Only the lines from the one with "Reproduce this chart with Apache ECharts." through the one with "49.906, 49.908, 49.91]", inclusive, should be echoed exactly; pictures are left out.

Source material:
====

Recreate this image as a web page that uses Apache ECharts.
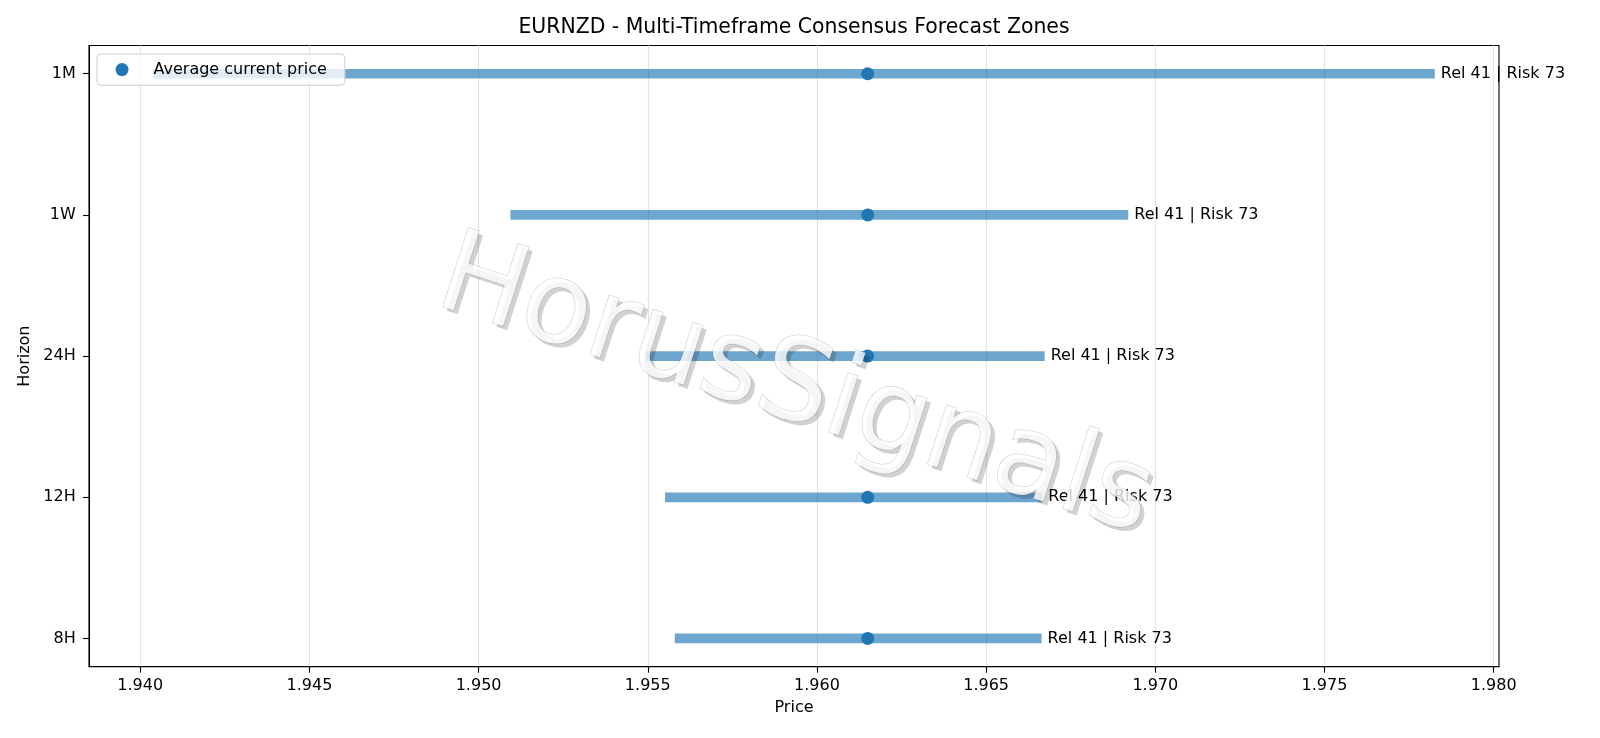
<!DOCTYPE html>
<html>
<head>
<meta charset="utf-8">
<script src="https://cdn.jsdelivr.net/npm/echarts@6/dist/echarts.min.js"></script>
<style>
  html, body { margin: 0; padding: 0; background: #fff; }
  #chart { width: 1600px; height: 738px; }
</style>
</head>
<body>
<div id="chart"></div>
<script>
// horizons top to bottom
const horizons = ['1M', '1W', '24H', '12H', '8H'];
const zoneLow = [1.94038, 1.95094, 1.95494, 1.95551, 1.95580];
const zoneHigh = [1.97826, 1.96920, 1.96673, 1.96666, 1.96664];
const currentPrice = [1.96150, 1.96150, 1.96150, 1.96150, 1.96150];
const relScore = [41, 41, 41, 41, 41];
const riskScore = [73, 73, 73, 73, 73];
const priceTicks = [1.940, 1.945, 1.950, 1.955, 1.960, 1.965, 1.970, 1.975, 1.980];
const horizonTicks = [0, 1, 2, 3, 4];

const FONT = 'DejaVu Sans';
const chart = echarts.init(document.getElementById('chart'), null, { renderer: 'canvas' });

const zoneData = horizons.map((h, i) => [i, zoneLow[i], zoneHigh[i]]);
const priceData = horizons.map((h, i) => [currentPrice[i], i]);

function renderZone(params, api) {
  const i = api.value(0);
  const s = api.coord([api.value(1), i]);
  const e = api.coord([api.value(2), i]);
  const h = 9.7;
  return {
    type: 'group',
    children: [
      {
        type: 'rect',
        shape: { x: s[0], y: s[1] - h / 2, width: e[0] - s[0], height: h },
        style: { fill: 'rgba(31,119,180,0.65)' }
      },
      {
        type: 'text',
        x: e[0] + 6,
        y: e[1],
        style: {
          text: 'Rel ' + relScore[i] + ' | Risk ' + riskScore[i],
          fill: '#000',
          font: '16px "' + FONT + '"',
          align: 'left',
          verticalAlign: 'middle'
        }
      }
    ]
  };
}

// watermark: a grey offset copy under a translucent white copy
const wmX = 795, wmY = 390, wmRot = -18 * Math.PI / 180;
const wmFont = '114px "' + FONT + '"';

chart.setOption({
  backgroundColor: '#fff',
  animation: false,
  textStyle: { fontFamily: FONT },
  title: {
    text: 'EURNZD - Multi-Timeframe Consensus Forecast Zones',
    left: 794,
    top: 18,
    textAlign: 'center',
    padding: 0,
    textStyle: { fontFamily: FONT, fontSize: 20.4, fontWeight: 'normal', color: '#000' }
  },
  grid: {
    left: 89, right: 101, top: 45.5, bottom: 71.3,
    show: true, borderColor: '#000', borderWidth: 1.1, backgroundColor: 'transparent'
  },
  legend: {
    data: [{ name: 'Average current price', icon: 'circle' }],
    left: 97, top: 54,
    itemWidth: 13, itemHeight: 13,
    padding: [7.6, 18, 7.6, 18.5],
    backgroundColor: 'rgba(255,255,255,0.8)',
    borderColor: '#cccccc', borderWidth: 1, borderRadius: 4,
    selectedMode: false,
    formatter: name => '{p|}' + name,
    textStyle: {
      fontFamily: FONT, fontSize: 16, color: '#000',
      rich: { p: { width: 20 } }
    }
  },
  xAxis: {
    type: 'value',
    min: 1.938486,
    max: 1.980158,
    name: 'Price',
    nameLocation: 'middle',
    nameGap: 33.6,
    nameTextStyle: { fontFamily: FONT, fontSize: 16, color: '#000' },
    axisLine: { onZero: false, lineStyle: { color: '#000', width: 1.1 } },
    axisTick: { customValues: priceTicks, length: 6, lineStyle: { color: '#000', width: 1.1 } },
    axisLabel: {
      customValues: priceTicks,
      margin: 11,
      fontFamily: FONT, fontSize: 16, color: '#000',
      formatter: v => v.toFixed(3)
    },
    splitLine: { show: true, lineStyle: { color: '#e3e3e3', width: 1.2 } }
  },
  yAxis: {
    type: 'value',
    inverse: true,
    min: -0.2,
    max: 4.2,
    name: 'Horizon',
    nameLocation: 'middle',
    nameGap: 50,
    nameRotate: 90,
    nameTextStyle: { fontFamily: FONT, fontSize: 16, color: '#000' },
    axisLine: { onZero: false, lineStyle: { color: '#000', width: 1.1 } },
    axisTick: { customValues: horizonTicks, length: 6, lineStyle: { color: '#000', width: 1.1 } },
    axisLabel: {
      customValues: horizonTicks,
      margin: 13.3,
      fontFamily: FONT, fontSize: 16, color: '#000',
      formatter: v => horizons[Math.round(v)] || ''
    },
    splitLine: { show: false }
  },
  series: [
    {
      type: 'custom',
      name: 'zones',
      renderItem: renderZone,
      encode: { x: [1, 2], y: 0 },
      data: zoneData,
      z: 2
    },
    {
      type: 'scatter',
      name: 'Average current price',
      data: priceData,
      symbol: 'circle',
      symbolSize: 13,
      itemStyle: { color: '#1f77b4', opacity: 1 },
      z: 3
    }
  ],
  graphic: [
    {
      type: 'text',
      x: wmX + 4,
      y: wmY + 4,
      rotation: wmRot,
      z: 99,
      silent: true,
      style: {
        text: 'HorusSignals',
        font: wmFont,
        fill: 'rgba(0,0,0,0.18)',
        align: 'center',
        verticalAlign: 'middle'
      }
    },
    {
      type: 'text',
      x: wmX,
      y: wmY,
      rotation: wmRot,
      z: 100,
      silent: true,
      style: {
        text: 'HorusSignals',
        font: wmFont,
        fill: 'rgba(255,255,255,0.8)',
        stroke: 'rgba(0,0,0,0.2)',
        lineWidth: 1,
        align: 'center',
        verticalAlign: 'middle'
      }
    }
  ]
});
</script>
</body>
</html>
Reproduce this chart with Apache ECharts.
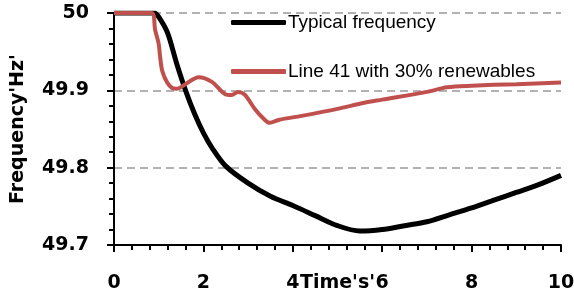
<!DOCTYPE html>
<html>
<head>
<meta charset="utf-8">
<script src="https://cdn.jsdelivr.net/npm/echarts@6/dist/echarts.min.js"></script>
<style>
  html, body { margin: 0; padding: 0; background: #ffffff; }
  #chart { width: 574px; height: 296px; }
</style>
</head>
<body>
<div id="chart"></div>
<script>
// 数据
const typicalTime = [0, 0.9, 1.0, 1.2, 1.4, 1.6, 1.8, 2.0, 2.2, 2.5, 3.0, 3.5, 4.0, 4.5, 5.0, 5.5, 6.0, 6.5, 7.0, 7.5, 8.0, 8.5, 9.0, 9.5, 10]
const typicalFreq = [50, 50, 49.995, 49.974, 49.935, 49.9, 49.87, 49.845, 49.825, 49.802, 49.78, 49.763, 49.751, 49.738, 49.725, 49.718, 49.72, 49.725, 49.73, 49.739, 49.748, 49.758, 49.768, 49.778, 49.79]

const renewTime = [0, 0.84, 0.92, 1.0, 1.03, 1.08, 1.19, 1.3, 1.4, 1.6, 1.89, 2.19, 2.49, 2.63, 2.78, 2.93, 3.15, 3.37, 3.48, 3.7, 4.2, 5.0, 5.6, 6.0, 7.0, 7.45, 8.0, 9.0, 10]
const renewFreq = [50, 50, 49.978, 49.96, 49.944, 49.925, 49.91, 49.903, 49.902, 49.908, 49.917, 49.911, 49.895, 49.894, 49.898, 49.894, 49.876, 49.862, 49.858, 49.862, 49.867, 49.876, 49.884, 49.888, 49.898, 49.904, 49.906, 49.908, 49.91]

const seriesNames = ['Typical frequency', 'Line 41 with 30% renewables']

const zip = (a, b) => a.map((v, i) => [v, b[i]])

let option = {
  animation: false,
  grid: { left: 114, right: 13, top: 13, bottom: 51, outerBoundsMode: 'none' },
  legend: {
    orient: 'vertical',
    left: 226,
    top: 8,
    icon: 'roundRect',
    itemWidth: 55,
    itemHeight: 5,
    itemGap: 30,
    textStyle: { fontFamily: 'Liberation Sans', fontSize: 19, color: '#000', padding: [0, 0, 0, -3] },
    data: seriesNames
  },
  xAxis: {
    type: 'value',
    min: 0,
    max: 10,
    interval: 2,
    name: "Time's'",
    nameLocation: 'middle',
    nameGap: 29,
    nameMoveOverlap: false,
    nameTextStyle: { fontFamily: 'DejaVu Sans', fontWeight: 'bold', fontSize: 19, color: '#000' },
    axisLine: { show: true, onZero: false, lineStyle: { color: '#000000', width: 2 } },
    axisTick: { show: true, length: 7, lineStyle: { color: '#000000', width: 2 } },
    minorTick: { show: true, splitNumber: 5, length: 5, lineStyle: { color: '#000000', width: 2 } },
    axisLabel: {
      margin: 29,
      fontFamily: 'DejaVu Sans', fontWeight: 'bold', fontSize: 19, color: '#000'
    },
    splitLine: { show: false }
  },
  yAxis: {
    type: 'value',
    min: 49.7,
    max: 50,
    interval: 0.1,
    name: "Frequency'Hz'",
    nameLocation: 'middle',
    nameGap: 86,
    nameMoveOverlap: false,
    nameTextStyle: { fontFamily: 'DejaVu Sans', fontWeight: 'bold', fontSize: 19, color: '#000' },
    axisLine: { show: true, lineStyle: { color: '#000000', width: 2 } },
    axisTick: { show: true, length: 7, lineStyle: { color: '#000000', width: 2 } },
    minorTick: { show: true, splitNumber: 5, length: 5, lineStyle: { color: '#000000', width: 2 } },
    axisLabel: {
      margin: 25,
      fontFamily: 'DejaVu Sans', fontWeight: 'bold', fontSize: 19, color: '#000',
      formatter: v => String(+v.toFixed(1))
    },
    splitLine: { show: true, lineStyle: { color: '#999', width: 1.5, type: [8, 5] } }
  },
  series: [
    {
      name: seriesNames[0],
      type: 'line',
      data: zip(typicalTime, typicalFreq),
      smooth: 0.3,
      symbol: 'none',
      itemStyle: { color: '#000000' },
      lineStyle: { color: '#000000', width: 5 },
      z: 3
    },
    {
      name: seriesNames[1],
      type: 'line',
      data: zip(renewTime, renewFreq),
      smooth: 0.3,
      symbol: 'none',
      itemStyle: { color: '#C0504D' },
      lineStyle: { color: '#C0504D', width: 4 },
      z: 4
    }
  ]
}

let chart = echarts.init(document.getElementById('chart'))
chart.setOption(option)
</script>
</body>
</html>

====

Exercise answer:
Reproduce this chart with Apache ECharts.
<!DOCTYPE html>
<html>
<head>
<meta charset="utf-8">
<script src="https://cdn.jsdelivr.net/npm/echarts@6/dist/echarts.min.js"></script>
<style>
  html, body { margin: 0; padding: 0; background: #ffffff; }
  #chart { width: 574px; height: 296px; }
</style>
</head>
<body>
<div id="chart"></div>
<script>
// 数据
const typicalTime = [0, 0.9, 1.0, 1.2, 1.4, 1.6, 1.8, 2.0, 2.2, 2.5, 3.0, 3.5, 4.0, 4.5, 5.0, 5.5, 6.0, 6.5, 7.0, 7.5, 8.0, 8.5, 9.0, 9.5, 10]
const typicalFreq = [50, 50, 49.995, 49.974, 49.935, 49.9, 49.87, 49.845, 49.825, 49.802, 49.78, 49.763, 49.751, 49.738, 49.725, 49.718, 49.72, 49.725, 49.73, 49.739, 49.748, 49.758, 49.768, 49.778, 49.79]

const renewTime = [0, 0.84, 0.92, 1.0, 1.03, 1.08, 1.19, 1.3, 1.4, 1.6, 1.89, 2.19, 2.49, 2.63, 2.78, 2.93, 3.15, 3.37, 3.48, 3.7, 4.2, 5.0, 5.6, 6.0, 7.0, 7.45, 8.0, 9.0, 10]
const renewFreq = [50, 50, 49.978, 49.96, 49.944, 49.925, 49.91, 49.903, 49.902, 49.908, 49.917, 49.911, 49.895, 49.894, 49.898, 49.894, 49.876, 49.862, 49.858, 49.862, 49.867, 49.876, 49.884, 49.888, 49.898, 49.904, 49.906, 49.908, 49.91]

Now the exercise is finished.